- WHAT YOU NEED TO DO
From the first line of the listing below, retype each line up to and including the one with "(jr) at (419,134);"; pictures stay out.

Rows from a dataset of charts and code:
------------------------------------------------
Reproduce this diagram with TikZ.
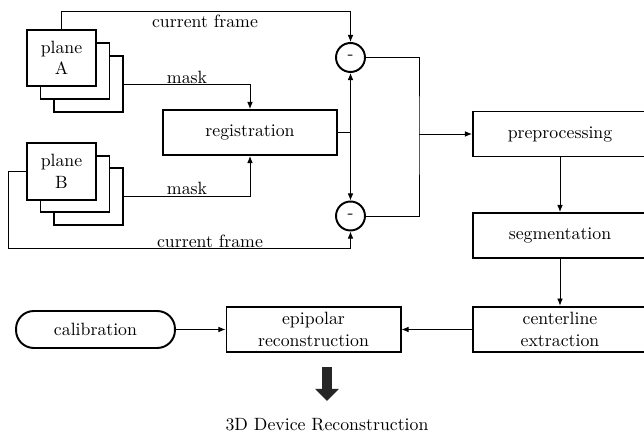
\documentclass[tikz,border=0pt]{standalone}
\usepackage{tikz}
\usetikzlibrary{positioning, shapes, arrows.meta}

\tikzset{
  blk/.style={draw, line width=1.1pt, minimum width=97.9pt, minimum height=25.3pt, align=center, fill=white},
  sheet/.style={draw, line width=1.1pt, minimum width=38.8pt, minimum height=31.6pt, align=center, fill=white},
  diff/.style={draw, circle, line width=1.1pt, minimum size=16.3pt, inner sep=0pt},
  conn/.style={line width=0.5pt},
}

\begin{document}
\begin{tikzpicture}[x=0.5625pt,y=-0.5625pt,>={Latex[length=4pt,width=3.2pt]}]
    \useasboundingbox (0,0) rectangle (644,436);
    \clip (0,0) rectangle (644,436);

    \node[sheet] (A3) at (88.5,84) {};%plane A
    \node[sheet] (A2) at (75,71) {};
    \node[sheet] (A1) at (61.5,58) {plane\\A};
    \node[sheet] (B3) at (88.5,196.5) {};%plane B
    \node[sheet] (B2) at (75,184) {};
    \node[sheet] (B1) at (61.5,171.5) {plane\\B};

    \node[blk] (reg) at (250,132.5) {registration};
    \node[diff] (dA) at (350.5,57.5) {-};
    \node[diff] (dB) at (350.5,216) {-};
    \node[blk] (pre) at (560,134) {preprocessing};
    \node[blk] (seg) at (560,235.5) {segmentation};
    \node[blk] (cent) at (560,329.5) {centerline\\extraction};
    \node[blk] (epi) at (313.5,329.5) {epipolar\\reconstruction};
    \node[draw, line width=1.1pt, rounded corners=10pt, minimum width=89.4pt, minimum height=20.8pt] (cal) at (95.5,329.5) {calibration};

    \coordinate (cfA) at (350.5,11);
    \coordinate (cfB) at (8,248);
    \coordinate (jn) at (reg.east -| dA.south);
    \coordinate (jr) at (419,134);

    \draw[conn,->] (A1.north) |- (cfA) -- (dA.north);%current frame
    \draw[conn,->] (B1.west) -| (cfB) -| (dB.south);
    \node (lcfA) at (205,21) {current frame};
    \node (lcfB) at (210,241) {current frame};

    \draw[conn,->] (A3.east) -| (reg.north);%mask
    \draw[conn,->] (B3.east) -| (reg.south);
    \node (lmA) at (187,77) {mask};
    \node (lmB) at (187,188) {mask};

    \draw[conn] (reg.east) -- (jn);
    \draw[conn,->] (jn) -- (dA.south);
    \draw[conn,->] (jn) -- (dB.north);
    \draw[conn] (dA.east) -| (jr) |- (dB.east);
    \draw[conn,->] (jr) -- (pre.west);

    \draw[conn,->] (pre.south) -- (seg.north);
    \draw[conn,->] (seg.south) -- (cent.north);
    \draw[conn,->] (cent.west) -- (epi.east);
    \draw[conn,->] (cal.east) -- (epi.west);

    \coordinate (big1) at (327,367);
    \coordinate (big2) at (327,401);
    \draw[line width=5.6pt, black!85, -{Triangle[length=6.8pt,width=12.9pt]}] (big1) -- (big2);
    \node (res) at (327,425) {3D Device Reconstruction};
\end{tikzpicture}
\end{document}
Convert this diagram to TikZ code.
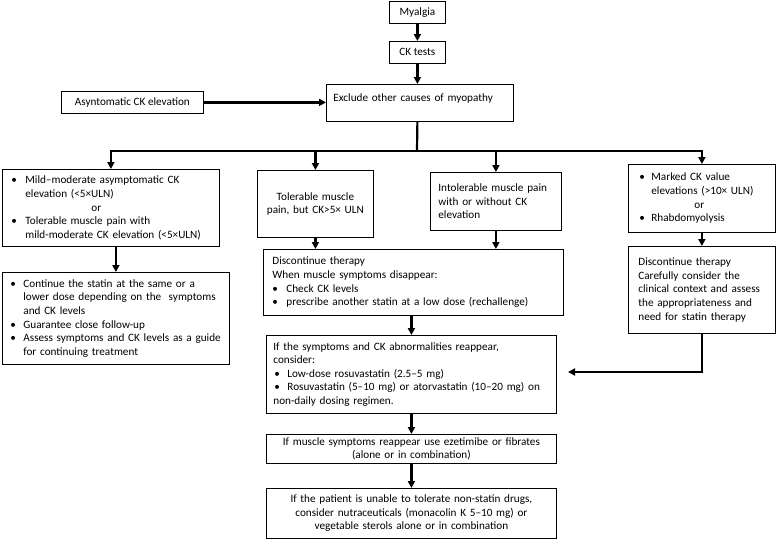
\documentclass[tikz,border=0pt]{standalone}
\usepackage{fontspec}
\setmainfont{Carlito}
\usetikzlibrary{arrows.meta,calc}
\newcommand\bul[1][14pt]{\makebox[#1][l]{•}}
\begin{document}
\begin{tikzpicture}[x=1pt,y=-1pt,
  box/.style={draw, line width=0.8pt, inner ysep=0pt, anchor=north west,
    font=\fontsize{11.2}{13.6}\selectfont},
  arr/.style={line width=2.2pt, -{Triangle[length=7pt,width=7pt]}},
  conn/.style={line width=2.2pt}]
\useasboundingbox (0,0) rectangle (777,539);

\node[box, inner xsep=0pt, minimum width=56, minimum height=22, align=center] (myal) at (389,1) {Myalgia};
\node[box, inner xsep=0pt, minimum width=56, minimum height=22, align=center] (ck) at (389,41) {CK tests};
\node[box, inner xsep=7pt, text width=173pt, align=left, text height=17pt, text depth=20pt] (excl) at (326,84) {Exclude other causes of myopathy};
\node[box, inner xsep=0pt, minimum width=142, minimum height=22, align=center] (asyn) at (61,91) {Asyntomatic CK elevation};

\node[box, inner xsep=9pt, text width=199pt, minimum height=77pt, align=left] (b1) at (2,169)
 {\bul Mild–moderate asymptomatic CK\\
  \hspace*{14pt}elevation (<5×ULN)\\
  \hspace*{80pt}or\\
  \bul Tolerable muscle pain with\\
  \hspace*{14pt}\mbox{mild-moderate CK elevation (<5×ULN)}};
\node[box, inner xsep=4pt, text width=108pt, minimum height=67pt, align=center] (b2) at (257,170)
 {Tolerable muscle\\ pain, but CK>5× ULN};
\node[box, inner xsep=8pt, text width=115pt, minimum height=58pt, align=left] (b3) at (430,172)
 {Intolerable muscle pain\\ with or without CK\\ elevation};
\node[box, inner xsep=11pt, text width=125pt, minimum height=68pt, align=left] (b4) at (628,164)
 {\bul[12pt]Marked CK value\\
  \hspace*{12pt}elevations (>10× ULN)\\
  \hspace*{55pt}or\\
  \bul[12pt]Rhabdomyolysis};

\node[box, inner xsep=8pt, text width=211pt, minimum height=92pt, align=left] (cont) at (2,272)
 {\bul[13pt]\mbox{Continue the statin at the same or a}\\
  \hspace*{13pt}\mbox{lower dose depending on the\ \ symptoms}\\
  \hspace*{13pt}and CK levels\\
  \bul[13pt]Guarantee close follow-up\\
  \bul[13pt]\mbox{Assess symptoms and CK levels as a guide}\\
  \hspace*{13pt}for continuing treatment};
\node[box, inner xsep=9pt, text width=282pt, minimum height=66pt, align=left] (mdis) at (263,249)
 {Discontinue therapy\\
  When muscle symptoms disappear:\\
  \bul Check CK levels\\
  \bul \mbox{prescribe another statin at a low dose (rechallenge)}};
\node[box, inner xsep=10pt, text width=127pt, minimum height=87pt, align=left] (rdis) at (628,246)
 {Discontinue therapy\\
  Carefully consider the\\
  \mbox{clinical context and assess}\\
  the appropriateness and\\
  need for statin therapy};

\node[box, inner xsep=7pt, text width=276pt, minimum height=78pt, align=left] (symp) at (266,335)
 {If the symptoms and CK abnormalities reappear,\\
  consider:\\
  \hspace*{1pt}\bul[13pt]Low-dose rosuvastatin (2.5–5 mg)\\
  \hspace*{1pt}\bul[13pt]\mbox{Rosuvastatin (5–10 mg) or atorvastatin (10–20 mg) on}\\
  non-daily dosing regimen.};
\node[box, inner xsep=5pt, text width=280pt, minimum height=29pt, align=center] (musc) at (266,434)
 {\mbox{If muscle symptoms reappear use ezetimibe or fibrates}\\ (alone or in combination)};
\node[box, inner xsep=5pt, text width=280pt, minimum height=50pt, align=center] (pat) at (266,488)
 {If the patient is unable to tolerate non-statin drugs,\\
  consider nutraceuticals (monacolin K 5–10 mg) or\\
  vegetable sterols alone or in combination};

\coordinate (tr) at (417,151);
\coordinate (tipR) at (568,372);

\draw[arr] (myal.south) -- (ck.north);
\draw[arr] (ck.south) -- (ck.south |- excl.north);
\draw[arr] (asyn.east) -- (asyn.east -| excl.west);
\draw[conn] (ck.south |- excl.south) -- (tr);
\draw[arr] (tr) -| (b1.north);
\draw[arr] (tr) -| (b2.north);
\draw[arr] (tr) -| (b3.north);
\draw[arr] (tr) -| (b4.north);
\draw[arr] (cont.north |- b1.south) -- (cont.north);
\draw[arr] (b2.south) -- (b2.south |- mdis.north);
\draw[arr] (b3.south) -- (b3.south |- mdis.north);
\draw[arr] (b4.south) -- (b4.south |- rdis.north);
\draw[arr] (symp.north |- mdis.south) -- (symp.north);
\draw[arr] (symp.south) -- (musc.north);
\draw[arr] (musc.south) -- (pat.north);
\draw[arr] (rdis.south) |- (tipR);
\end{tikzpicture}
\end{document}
------------------------------------------------
- TASK RESPONSE
Reproduce this diagram with TikZ.
\documentclass[tikz,border=0pt]{standalone}
\usepackage{tikz}
\usetikzlibrary{positioning, shapes, arrows.meta}

\tikzset{
  blk/.style={draw, line width=1.1pt, minimum width=97.9pt, minimum height=25.3pt, align=center, fill=white},
  sheet/.style={draw, line width=1.1pt, minimum width=38.8pt, minimum height=31.6pt, align=center, fill=white},
  diff/.style={draw, circle, line width=1.1pt, minimum size=16.3pt, inner sep=0pt},
  conn/.style={line width=0.5pt},
}

\begin{document}
\begin{tikzpicture}[x=0.5625pt,y=-0.5625pt,>={Latex[length=4pt,width=3.2pt]}]
    \useasboundingbox (0,0) rectangle (644,436);
    \clip (0,0) rectangle (644,436);

    \node[sheet] (A3) at (88.5,84) {};%plane A
    \node[sheet] (A2) at (75,71) {};
    \node[sheet] (A1) at (61.5,58) {plane\\A};
    \node[sheet] (B3) at (88.5,196.5) {};%plane B
    \node[sheet] (B2) at (75,184) {};
    \node[sheet] (B1) at (61.5,171.5) {plane\\B};

    \node[blk] (reg) at (250,132.5) {registration};
    \node[diff] (dA) at (350.5,57.5) {-};
    \node[diff] (dB) at (350.5,216) {-};
    \node[blk] (pre) at (560,134) {preprocessing};
    \node[blk] (seg) at (560,235.5) {segmentation};
    \node[blk] (cent) at (560,329.5) {centerline\\extraction};
    \node[blk] (epi) at (313.5,329.5) {epipolar\\reconstruction};
    \node[draw, line width=1.1pt, rounded corners=10pt, minimum width=89.4pt, minimum height=20.8pt] (cal) at (95.5,329.5) {calibration};

    \coordinate (cfA) at (350.5,11);
    \coordinate (cfB) at (8,248);
    \coordinate (jn) at (reg.east -| dA.south);
    \coordinate (jr) at (419,134);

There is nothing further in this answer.